Political scientist Adolph Reed has perhaps best summarized Black-Jewish relations: the positive depiction of these groups as allies stemmed from conversations held by various civil rights organizations. But, as Reed points out, this dialogue was usually steered from both sides by Jews, who often played a major role in interracialist groups, and was marked by the very different status of Jews and African Americans in the hierarchical American system of class and race. Additionally, this rosy picture of Black-Jewish relations has never really had much room for people who are both Black and Jewish.

Recognizing this history should reframe nostalgia around Black-Jewish relations and the new Georgia senators.

During their campaigns, both senators talked in detail about their desire to rekindle the historic relations of African Americans and Jews. Warnock preaches at Ebenezer Baptist Church, where Martin Luther King Jr. once pastored, and on the morning after the vote, the senator-elect made mention in an interview of King’s relationship with Rabbi Abraham Joshua Heschel, who marched beside King. Ossoff took frequent opportunities to invoke his own connection to civil rights leader Rep. John Lewis. Both men worked hard to develop a sort of common-sense narrative about Blacks and Jews working hand-in-hand for progressive change in Georgia and — they hoped — the U.S. Senate.

But the provisional Black-Jewish alliance of 2020-2021 did not come without a price: among other things, the strategic alignment meant that Warnock felt pressure to pivot from his previous commitments to Palestinian rights. One major centrist Jewish Democratic PAC withheld its endorsement of Warnock until he created distance from earlier statements he had made about Israel/Palestinian territories, particularly one issued by faith leaders comparing Israel to apartheid South Africa. A number of other mainstream Jewish civic and political organizations made it clear that a demonstrated and uncomplicated fealty to Israel was a litmus test for inclusion in this current iteration of Black-Jewish relations. An insistence by some American Jews that there can be no Black-Jewish alliance without these ritualized declarations of loyalty to Israel on the part of leading African Americans dates back at least to the 1970s, as historian Cheryl Greenberg and others have documented.

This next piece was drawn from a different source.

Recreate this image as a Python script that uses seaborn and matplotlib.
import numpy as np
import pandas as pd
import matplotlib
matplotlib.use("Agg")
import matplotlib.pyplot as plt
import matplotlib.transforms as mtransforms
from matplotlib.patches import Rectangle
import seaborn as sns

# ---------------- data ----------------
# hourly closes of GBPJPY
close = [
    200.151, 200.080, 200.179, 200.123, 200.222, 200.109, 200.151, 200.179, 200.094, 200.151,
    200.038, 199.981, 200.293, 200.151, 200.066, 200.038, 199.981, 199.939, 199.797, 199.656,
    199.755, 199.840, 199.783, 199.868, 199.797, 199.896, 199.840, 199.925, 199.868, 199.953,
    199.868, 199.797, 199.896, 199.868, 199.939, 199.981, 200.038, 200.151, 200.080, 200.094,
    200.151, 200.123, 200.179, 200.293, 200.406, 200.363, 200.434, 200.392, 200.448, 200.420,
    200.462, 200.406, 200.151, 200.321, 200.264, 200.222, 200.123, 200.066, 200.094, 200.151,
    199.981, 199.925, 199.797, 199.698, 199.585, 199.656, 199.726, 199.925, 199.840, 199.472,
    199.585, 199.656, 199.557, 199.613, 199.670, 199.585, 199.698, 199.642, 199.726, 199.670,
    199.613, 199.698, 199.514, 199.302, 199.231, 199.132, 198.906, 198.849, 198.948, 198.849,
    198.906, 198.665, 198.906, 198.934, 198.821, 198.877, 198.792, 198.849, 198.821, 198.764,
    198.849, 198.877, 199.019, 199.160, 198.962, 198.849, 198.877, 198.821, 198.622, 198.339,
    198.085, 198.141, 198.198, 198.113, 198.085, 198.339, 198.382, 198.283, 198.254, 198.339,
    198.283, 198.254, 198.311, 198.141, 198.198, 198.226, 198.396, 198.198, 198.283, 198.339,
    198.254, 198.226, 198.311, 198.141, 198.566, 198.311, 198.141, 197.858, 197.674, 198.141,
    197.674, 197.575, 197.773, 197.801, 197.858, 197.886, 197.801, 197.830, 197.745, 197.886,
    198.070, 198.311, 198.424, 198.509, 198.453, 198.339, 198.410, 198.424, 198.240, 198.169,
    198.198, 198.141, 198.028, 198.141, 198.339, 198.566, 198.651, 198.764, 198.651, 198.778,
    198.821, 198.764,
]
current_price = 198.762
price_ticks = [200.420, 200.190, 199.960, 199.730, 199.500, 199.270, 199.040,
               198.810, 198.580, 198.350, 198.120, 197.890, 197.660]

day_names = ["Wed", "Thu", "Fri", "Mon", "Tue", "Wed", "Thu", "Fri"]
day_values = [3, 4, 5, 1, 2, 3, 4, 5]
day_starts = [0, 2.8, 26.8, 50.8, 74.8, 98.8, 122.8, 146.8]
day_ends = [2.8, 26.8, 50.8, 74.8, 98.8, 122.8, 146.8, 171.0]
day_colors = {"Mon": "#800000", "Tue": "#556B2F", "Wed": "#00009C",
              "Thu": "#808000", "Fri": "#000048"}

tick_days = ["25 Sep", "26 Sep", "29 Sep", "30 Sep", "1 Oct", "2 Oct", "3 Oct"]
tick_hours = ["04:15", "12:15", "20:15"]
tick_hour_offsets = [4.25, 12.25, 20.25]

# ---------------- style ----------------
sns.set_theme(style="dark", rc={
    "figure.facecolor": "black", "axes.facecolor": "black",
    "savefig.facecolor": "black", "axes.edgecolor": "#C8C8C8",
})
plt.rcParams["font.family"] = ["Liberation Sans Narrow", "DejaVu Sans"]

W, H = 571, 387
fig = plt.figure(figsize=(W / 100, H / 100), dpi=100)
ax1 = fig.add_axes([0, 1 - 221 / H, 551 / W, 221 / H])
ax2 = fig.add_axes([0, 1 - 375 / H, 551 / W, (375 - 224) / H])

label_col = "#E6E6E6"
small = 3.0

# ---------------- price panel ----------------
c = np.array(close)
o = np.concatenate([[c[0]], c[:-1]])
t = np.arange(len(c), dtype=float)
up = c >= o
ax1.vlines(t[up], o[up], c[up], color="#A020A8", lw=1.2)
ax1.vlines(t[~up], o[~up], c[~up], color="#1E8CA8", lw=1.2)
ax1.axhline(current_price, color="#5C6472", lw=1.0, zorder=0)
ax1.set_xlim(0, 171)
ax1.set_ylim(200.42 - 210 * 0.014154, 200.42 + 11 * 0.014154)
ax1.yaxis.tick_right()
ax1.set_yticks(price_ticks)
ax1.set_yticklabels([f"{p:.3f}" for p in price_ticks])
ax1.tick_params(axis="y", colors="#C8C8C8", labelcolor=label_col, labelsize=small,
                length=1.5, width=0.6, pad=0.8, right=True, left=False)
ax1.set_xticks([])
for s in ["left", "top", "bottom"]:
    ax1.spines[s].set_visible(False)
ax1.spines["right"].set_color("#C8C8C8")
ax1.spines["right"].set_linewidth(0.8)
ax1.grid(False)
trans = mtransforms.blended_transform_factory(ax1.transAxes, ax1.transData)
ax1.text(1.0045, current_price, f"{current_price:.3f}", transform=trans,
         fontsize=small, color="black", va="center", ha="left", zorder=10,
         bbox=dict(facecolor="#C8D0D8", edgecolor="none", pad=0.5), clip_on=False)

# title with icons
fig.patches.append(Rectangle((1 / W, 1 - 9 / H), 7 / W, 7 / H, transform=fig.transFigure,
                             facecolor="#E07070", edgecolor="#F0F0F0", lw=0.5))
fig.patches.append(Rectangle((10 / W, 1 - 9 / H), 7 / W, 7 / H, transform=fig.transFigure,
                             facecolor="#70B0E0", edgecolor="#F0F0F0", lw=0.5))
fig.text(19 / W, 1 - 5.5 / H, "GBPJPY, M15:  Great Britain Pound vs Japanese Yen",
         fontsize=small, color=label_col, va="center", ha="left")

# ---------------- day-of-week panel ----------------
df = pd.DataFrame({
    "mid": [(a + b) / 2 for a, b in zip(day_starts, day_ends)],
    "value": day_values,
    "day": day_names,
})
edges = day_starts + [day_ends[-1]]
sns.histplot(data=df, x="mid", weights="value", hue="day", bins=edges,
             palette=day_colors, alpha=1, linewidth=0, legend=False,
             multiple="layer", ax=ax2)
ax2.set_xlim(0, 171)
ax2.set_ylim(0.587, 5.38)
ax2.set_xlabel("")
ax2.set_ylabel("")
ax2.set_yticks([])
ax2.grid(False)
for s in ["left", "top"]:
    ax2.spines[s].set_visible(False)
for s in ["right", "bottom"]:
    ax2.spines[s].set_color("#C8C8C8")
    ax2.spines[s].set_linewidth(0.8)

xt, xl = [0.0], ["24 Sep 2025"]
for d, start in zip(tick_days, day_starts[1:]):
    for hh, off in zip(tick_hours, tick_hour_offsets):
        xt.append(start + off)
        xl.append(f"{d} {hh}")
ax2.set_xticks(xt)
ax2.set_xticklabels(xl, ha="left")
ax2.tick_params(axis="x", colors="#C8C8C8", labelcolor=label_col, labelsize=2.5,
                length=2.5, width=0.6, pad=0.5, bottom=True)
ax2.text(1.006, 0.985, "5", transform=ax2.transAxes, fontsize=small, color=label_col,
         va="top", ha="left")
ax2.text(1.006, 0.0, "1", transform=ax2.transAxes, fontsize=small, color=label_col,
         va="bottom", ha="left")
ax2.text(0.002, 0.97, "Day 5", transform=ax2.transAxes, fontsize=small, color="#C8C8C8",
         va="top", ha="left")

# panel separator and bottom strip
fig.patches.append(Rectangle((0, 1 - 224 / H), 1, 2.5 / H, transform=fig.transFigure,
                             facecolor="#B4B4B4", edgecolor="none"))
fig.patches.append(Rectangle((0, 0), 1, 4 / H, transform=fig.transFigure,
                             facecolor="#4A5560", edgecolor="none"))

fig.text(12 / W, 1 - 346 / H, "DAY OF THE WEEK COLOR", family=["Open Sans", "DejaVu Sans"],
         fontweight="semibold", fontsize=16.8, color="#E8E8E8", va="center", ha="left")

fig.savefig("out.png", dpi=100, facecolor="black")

The lynching of Leo Frank was a tragedy of enormous proportions. But the way we have come to use his death as a sermon about interracial harmony does violence to the very different historical experiences of Jews and African Americans in the United States. Still, the Democratic victory in Georgia, propelled by on the ground organizing by African American women, represents a heartening instance of what Georgia-born activist Bernice Reagon Johnson called coalition work: “In a coalition,” she reminds us, “you have to give, and it is different from your home. You can’t stay there all the time.” Here we find a model for a sustainable 21st-century Black-Jewish relations. It might lack the amber-hued glow of the mythological narrative we used to tell ourselves, but it might also facilitate meaningful progressive change.